Uniform limit of Lebesgue integrable functions is not Lebesgue integrable on an infinite set

Question

Let $(\Omega, \Sigma, \mu)$ be a measure space. It is easy to prove that a uniform limit $f$ of real-valued functions $f_k \in \mathcal{L}(E)$ is also integrable and $\lim \limits_{k \to \infty} \int_{E} f_k d\mu= \int_{E} f d\mu.$

Now there is an exercise in my lecture notes that asks me to prove that this fails if $\mu(E)=\infty$. To show this I am supposed to find a sequence of functions $f_k \in \mathcal{L}([1,\infty))$ such that $f_k$ converges uniformly to $f$ and $f \notin \mathcal{L}([1,\infty))$.

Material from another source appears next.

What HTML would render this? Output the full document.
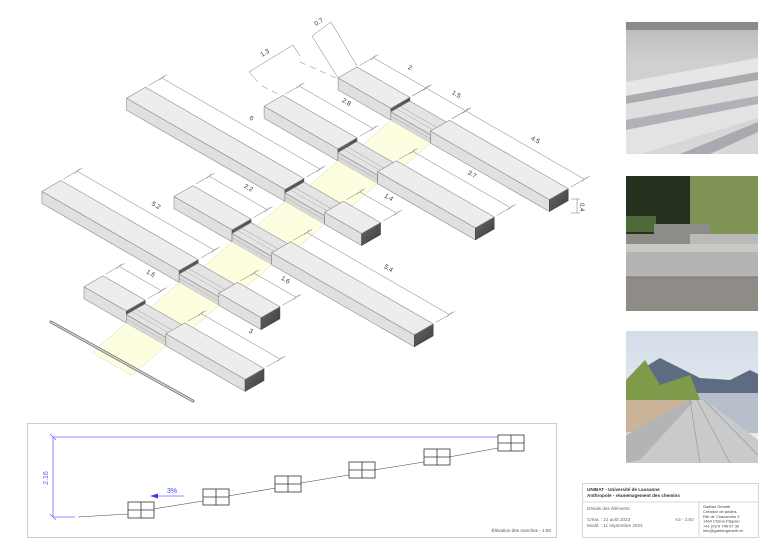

The lecture notes give the following hint:

$f = \frac{1}{\sqrt{x}}$

How can I show this? I don't really know how to start. To prove that $f$ is not integrable I need to show that its integral is infinite (because $f$ is continuous, hence measurable).

Can anybody help me out please?

Thanks a lot!

Answer 1

The function $f(x) = 1/\sqrt x$ is not integrable on $[1,\infty)$ (compare $\int_{[1,\infty)} f$ with the series $\sum 1/\sqrt n$). You can find a sequence of functions that converges to $f$ uniformly by truncating $f$: $$ f_n(x) = f(x)\chi_{[1,n]}(x), $$ $\chi_{[1,n]}(x)$ being the characteristic/indicator function of $[1,n]$.